• Dataset excerpt
## start
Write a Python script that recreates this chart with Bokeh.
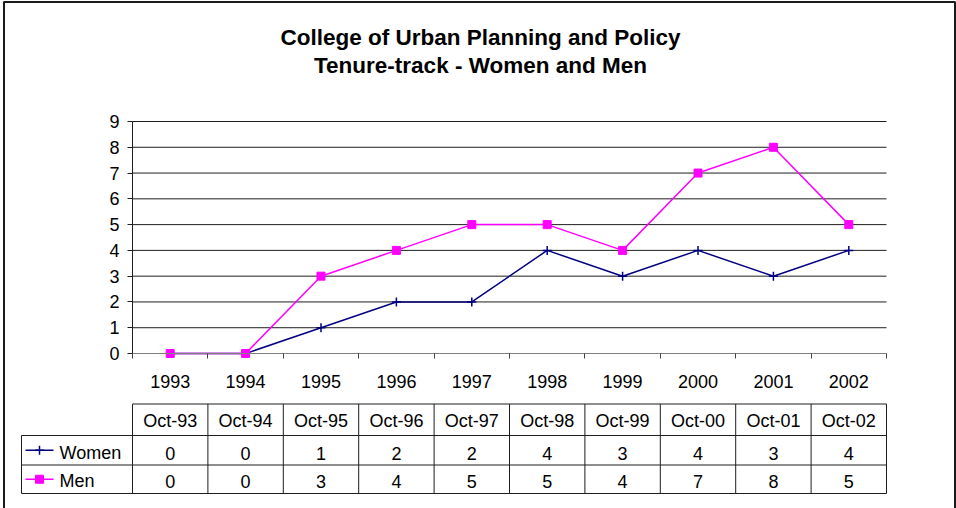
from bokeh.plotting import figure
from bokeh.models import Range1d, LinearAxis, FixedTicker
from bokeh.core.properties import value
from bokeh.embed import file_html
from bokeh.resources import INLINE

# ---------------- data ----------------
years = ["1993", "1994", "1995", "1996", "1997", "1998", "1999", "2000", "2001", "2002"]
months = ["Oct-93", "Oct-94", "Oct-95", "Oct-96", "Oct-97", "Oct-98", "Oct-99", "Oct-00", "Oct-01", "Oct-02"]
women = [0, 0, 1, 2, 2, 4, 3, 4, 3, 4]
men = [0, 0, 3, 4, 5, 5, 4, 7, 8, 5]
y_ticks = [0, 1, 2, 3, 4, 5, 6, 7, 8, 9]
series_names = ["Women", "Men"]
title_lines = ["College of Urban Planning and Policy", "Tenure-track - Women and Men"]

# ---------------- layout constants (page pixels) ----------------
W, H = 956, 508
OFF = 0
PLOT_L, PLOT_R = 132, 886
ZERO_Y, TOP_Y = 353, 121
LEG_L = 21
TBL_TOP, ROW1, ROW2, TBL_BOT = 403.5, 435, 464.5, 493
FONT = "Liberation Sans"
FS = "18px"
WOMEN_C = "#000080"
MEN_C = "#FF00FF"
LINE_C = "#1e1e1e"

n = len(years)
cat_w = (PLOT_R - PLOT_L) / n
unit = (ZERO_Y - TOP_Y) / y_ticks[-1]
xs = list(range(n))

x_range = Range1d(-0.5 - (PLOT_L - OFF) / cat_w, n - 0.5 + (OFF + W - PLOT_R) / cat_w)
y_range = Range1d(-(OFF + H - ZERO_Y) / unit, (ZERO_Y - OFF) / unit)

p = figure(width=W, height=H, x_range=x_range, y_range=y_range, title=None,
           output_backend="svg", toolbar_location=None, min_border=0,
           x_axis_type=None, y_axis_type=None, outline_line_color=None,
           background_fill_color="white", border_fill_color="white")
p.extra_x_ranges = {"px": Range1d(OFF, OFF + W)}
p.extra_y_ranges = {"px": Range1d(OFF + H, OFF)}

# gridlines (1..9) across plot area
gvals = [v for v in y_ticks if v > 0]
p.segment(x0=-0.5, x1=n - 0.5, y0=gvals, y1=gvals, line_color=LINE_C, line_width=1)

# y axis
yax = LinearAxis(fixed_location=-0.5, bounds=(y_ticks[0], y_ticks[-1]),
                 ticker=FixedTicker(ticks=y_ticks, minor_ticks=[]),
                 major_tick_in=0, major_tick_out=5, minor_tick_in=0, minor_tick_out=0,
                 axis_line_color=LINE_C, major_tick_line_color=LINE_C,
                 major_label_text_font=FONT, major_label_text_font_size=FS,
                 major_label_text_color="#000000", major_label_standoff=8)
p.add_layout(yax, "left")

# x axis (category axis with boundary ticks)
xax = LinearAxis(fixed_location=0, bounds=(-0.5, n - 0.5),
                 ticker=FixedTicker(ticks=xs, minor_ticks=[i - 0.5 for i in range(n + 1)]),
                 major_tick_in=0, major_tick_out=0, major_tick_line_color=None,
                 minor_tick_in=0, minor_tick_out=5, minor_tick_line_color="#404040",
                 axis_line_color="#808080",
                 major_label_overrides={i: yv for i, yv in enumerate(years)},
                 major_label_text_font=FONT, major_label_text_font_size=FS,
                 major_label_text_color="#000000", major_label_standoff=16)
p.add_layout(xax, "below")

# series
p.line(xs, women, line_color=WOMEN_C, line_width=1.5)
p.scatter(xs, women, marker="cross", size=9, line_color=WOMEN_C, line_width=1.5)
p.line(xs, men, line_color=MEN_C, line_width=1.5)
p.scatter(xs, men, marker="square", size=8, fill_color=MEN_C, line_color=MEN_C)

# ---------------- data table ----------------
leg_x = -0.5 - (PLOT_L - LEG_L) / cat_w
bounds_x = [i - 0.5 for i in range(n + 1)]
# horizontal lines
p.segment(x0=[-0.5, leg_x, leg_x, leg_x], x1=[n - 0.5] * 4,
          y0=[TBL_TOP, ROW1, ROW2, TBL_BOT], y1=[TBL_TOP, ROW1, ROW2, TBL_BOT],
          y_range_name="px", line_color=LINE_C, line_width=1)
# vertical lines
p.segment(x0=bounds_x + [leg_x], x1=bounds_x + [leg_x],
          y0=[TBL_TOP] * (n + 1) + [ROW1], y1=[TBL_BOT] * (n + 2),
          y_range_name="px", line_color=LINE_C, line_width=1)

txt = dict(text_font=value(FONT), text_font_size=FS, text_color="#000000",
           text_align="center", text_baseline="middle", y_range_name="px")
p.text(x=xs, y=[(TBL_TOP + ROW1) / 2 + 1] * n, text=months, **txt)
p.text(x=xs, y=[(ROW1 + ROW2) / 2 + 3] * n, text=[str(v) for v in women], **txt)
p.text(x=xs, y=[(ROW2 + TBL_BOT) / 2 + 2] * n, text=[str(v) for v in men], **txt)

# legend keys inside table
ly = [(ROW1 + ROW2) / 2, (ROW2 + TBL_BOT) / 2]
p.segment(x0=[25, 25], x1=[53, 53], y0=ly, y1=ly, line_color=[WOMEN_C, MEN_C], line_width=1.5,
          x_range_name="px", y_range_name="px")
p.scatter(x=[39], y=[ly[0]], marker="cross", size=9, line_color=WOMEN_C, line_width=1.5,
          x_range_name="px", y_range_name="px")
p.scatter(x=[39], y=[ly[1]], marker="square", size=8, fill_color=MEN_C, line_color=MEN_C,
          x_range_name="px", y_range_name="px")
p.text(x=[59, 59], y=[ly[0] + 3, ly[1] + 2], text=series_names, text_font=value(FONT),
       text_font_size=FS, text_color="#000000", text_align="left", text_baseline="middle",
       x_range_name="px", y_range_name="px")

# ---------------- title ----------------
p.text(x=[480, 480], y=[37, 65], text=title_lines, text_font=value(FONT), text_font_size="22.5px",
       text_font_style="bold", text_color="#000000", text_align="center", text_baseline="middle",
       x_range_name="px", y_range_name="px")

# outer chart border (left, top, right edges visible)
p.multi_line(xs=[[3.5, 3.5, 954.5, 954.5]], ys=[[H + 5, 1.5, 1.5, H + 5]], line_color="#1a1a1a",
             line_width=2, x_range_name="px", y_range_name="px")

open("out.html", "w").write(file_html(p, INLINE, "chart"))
## end
• Set task
Write out the lines from the start of the material to the line with "from bokeh.resources import INLINE", inclusive and exactly. Skip the pictures.

• Task output
Write a Python script that recreates this chart with Bokeh.
from bokeh.plotting import figure
from bokeh.models import Range1d, LinearAxis, FixedTicker
from bokeh.core.properties import value
from bokeh.embed import file_html
from bokeh.resources import INLINE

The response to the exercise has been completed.